◆ **Data extract**:
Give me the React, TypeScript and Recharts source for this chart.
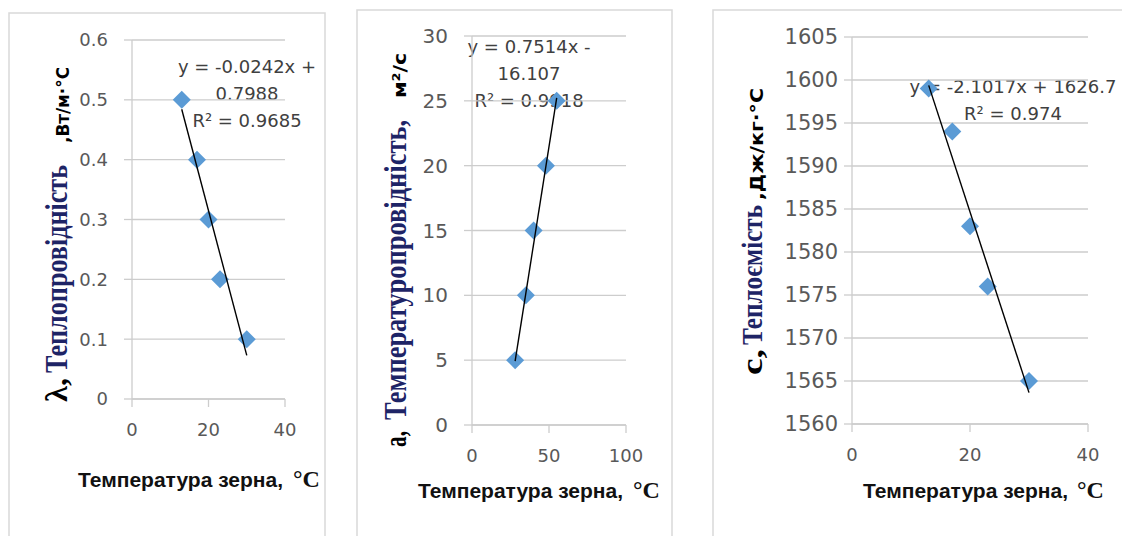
import React from 'react';
import { ScatterChart, Scatter, XAxis, YAxis, CartesianGrid } from 'recharts';

// panel 1: thermal conductivity
const p1Temp = [13, 17, 20, 23, 30];
const p1Lambda = [0.5, 0.4, 0.3, 0.2, 0.1];
const p1XTicks = [0, 20, 40];
const p1YTicks = [0, 0.1, 0.2, 0.3, 0.4, 0.5, 0.6];
const p1Fit = { slope: -0.0242, intercept: 0.7988 };
const p1FitText = ['y = -0.0242x +', '0.7988', 'R² = 0.9685'];

// panel 2: thermal diffusivity
const p2Temp = [28, 35, 40, 48, 55];
const p2A = [5, 10, 15, 20, 25];
const p2XTicks = [0, 50, 100];
const p2YTicks = [0, 5, 10, 15, 20, 25, 30];
const p2Fit = { slope: 0.7514, intercept: -16.107 };
const p2FitText = ['y = 0.7514x -', '16.107', 'R² = 0.9918'];

// panel 3: heat capacity
const p3Temp = [13, 17, 20, 23, 30];
const p3C = [1599, 1594, 1583, 1576, 1565];
const p3XTicks = [0, 20, 40];
const p3YTicks = [1560, 1565, 1570, 1575, 1580, 1585, 1590, 1595, 1600, 1605];
const p3Fit = { slope: -2.1017, intercept: 1626.7 };
const p3FitText = ['y = -2.1017x + 1626.7', 'R² = 0.974'];

const W = 1122;
const H = 536;
const GRID = '#cdcdcd';
const TICK = '#595959';
const MARK = '#5b9bd5';
const NAVY = '#1e2466';
const AXW = 60; // y axis band
const AXH = 40; // x axis band
const SERIF = 'Liberation Serif';
const SANS = 'DejaVu Sans';

const toPoints = (xs: number[], ys: number[]) => xs.map((x, i) => ({ x, y: ys[i] }));

// excel-style linear trendline between min and max x
const fitLine = (xs: number[], fit: { slope: number; intercept: number }) => {
  const lo = Math.min(...xs);
  const hi = Math.max(...xs);
  return [lo, hi].map((x) => ({ x, y: fit.slope * x + fit.intercept }));
};

const Diamond = (props: any) => {
  const { cx, cy } = props;
  const r = 9;
  return <polygon points={`${cx},${cy - r} ${cx + r},${cy} ${cx},${cy + r} ${cx - r},${cy}`} fill={MARK} />;
};

const NoDot = () => <g />;

const Panel = ({ plot, xs, ys, xTicks, yTicks, fit, yFont, xFont, yTickMargin }: any) => {
  const [left, top, right, bottom] = plot;
  return (
    <div style={{ position: 'absolute', left: 0, top: 0 }}>
      <ScatterChart
        width={W}
        height={H}
        margin={{ left: left - AXW, top, right: W - right, bottom: H - bottom - AXH }}
      >
        <CartesianGrid vertical={false} stroke={GRID} strokeWidth={1.3} />
        <XAxis
          type="number"
          dataKey="x"
          domain={[xTicks[0], xTicks[xTicks.length - 1]]}
          ticks={xTicks}
          interval={0}
          height={AXH}
          axisLine={{ stroke: GRID, strokeWidth: 1.3 }}
          tickLine={{ stroke: GRID, strokeWidth: 1.3 }}
          tickSize={8}
          tickMargin={16}
          tick={{ fill: TICK, fontSize: xFont, fontFamily: SANS }}
        />
        <YAxis
          type="number"
          dataKey="y"
          domain={[yTicks[0], yTicks[yTicks.length - 1]]}
          ticks={yTicks}
          interval={0}
          width={AXW}
          axisLine={{ stroke: GRID, strokeWidth: 1.3 }}
          tickLine={{ stroke: GRID, strokeWidth: 1.3 }}
          tickSize={8}
          tickMargin={yTickMargin}
          tick={{ fill: TICK, fontSize: yFont, fontFamily: SANS }}
        />
        <Scatter data={toPoints(xs, ys)} shape={Diamond} isAnimationActive={false} />
        <Scatter
          data={fitLine(xs, fit)}
          shape={NoDot}
          line={{ stroke: '#000', strokeWidth: 1.4 }}
          isAnimationActive={false}
        />
      </ScatterChart>
    </div>
  );
};

// rotated axis title piece, runs upward from (x, y)
const VText = ({ x, y, len, size, family, color, children }: any) => (
  <text
    transform={`translate(${x},${y}) rotate(-90)`}
    textLength={len}
    lengthAdjust="spacingAndGlyphs"
    fontSize={size}
    fontFamily={family}
    fontWeight="bold"
    fill={color || '#000'}
  >
    {children}
  </text>
);

// x title: sans words, serif unit
const XTitle = ({ x, y, unitX }: any) => (
  <g fontWeight="bold" fill="#111">
    <text x={x} y={y} fontFamily="Liberation Sans" fontSize={21}>
      Температура зерна,
    </text>
    <text x={unitX} y={y} fontFamily={SERIF} fontSize={24}>
      °С
    </text>
  </g>
);

const FitLabel = ({ cx, y0, step, lines }: any) => (
  <g fontFamily={SANS} fontSize={18} fill="#404040" textAnchor="middle">
    {lines.map((t: string, i: number) => (
      <text key={i} x={cx} y={y0 + i * step}>
        {t}
      </text>
    ))}
  </g>
);

const Decor = () => (
  <svg width={W} height={H} style={{ position: 'absolute', left: 0, top: 0 }}>
    <rect x={9} y={13} width={316} height={540} fill="#fff" stroke="#d9d9d9" strokeWidth={1.5} />
    <rect x={357} y={10} width={315} height={540} fill="#fff" stroke="#d9d9d9" strokeWidth={1.5} />
    <rect x={713} y={10} width={420} height={540} fill="#fff" stroke="#d9d9d9" strokeWidth={1.5} />

    <FitLabel cx={247} y0={73} step={27} lines={p1FitText} />
    <FitLabel cx={529} y0={53} step={27} lines={p2FitText} />
    <FitLabel cx={1013} y0={93} step={27} lines={p3FitText} />

    {/* y titles */}
    <VText x={67} y={402} len={24} size={31} family={SERIF}>λ,</VText>
    <VText x={67} y={373} len={208} size={31} family={SERIF} color={NAVY}>Теплопровідність</VText>
    <VText x={69} y={143} len={76} size={18} family={SANS}>,Вт/м·°С</VText>

    <VText x={406} y={447} len={16} size={31} family={SERIF}>а,</VText>
    <VText x={406} y={420} len={300} size={31} family={SERIF} color={NAVY}>Температуропровідність,</VText>
    <VText x={406} y={98} len={45} size={18} family={SANS}>м²/с</VText>

    <VText x={762} y={375} len={26} size={30} family={SERIF}>с,</VText>
    <VText x={762} y={345} len={140} size={30} family={SERIF} color={NAVY}>Теплоємість</VText>
    <VText x={763} y={200} len={112} size={18} family={SANS}>,Дж/кг·°С</VText>

    {/* x titles */}
    <XTitle x={78} y={487} unitX={293} />
    <XTitle x={418} y={498} unitX={633} />
    <XTitle x={863} y={498} unitX={1077} />
  </svg>
);

export default function App() {
  return (
    <div style={{ position: 'fixed', left: 0, top: 0, width: W, height: H, background: '#fff' }}>
      <Decor />
      <Panel plot={[132, 40, 285, 399]} xs={p1Temp} ys={p1Lambda} xTicks={p1XTicks} yTicks={p1YTicks} fit={p1Fit} yFont={18} xFont={18} yTickMargin={16} />
      <Panel plot={[472, 36, 626, 425]} xs={p2Temp} ys={p2A} xTicks={p2XTicks} yTicks={p2YTicks} fit={p2Fit} yFont={20} xFont={18} yTickMargin={16} />
      <Panel plot={[852, 37, 1088, 424]} xs={p3Temp} ys={p3C} xTicks={p3XTicks} yTicks={p3YTicks} fit={p3Fit} yFont={21} xFont={18} yTickMargin={6} />
    </div>
  );
}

◆ **What is asked**:
Restate, line by line and word for word, everything from the top of the material through the line that contains "const p2FitText = ['y". Leave pictures out.

◆ **Exercise result**:
Give me the React, TypeScript and Recharts source for this chart.
import React from 'react';
import { ScatterChart, Scatter, XAxis, YAxis, CartesianGrid } from 'recharts';

// panel 1: thermal conductivity
const p1Temp = [13, 17, 20, 23, 30];
const p1Lambda = [0.5, 0.4, 0.3, 0.2, 0.1];
const p1XTicks = [0, 20, 40];
const p1YTicks = [0, 0.1, 0.2, 0.3, 0.4, 0.5, 0.6];
const p1Fit = { slope: -0.0242, intercept: 0.7988 };
const p1FitText = ['y = -0.0242x +', '0.7988', 'R² = 0.9685'];

// panel 2: thermal diffusivity
const p2Temp = [28, 35, 40, 48, 55];
const p2A = [5, 10, 15, 20, 25];
const p2XTicks = [0, 50, 100];
const p2YTicks = [0, 5, 10, 15, 20, 25, 30];
const p2Fit = { slope: 0.7514, intercept: -16.107 };
const p2FitText = ['y = 0.7514x -', '16.107', 'R² = 0.9918'];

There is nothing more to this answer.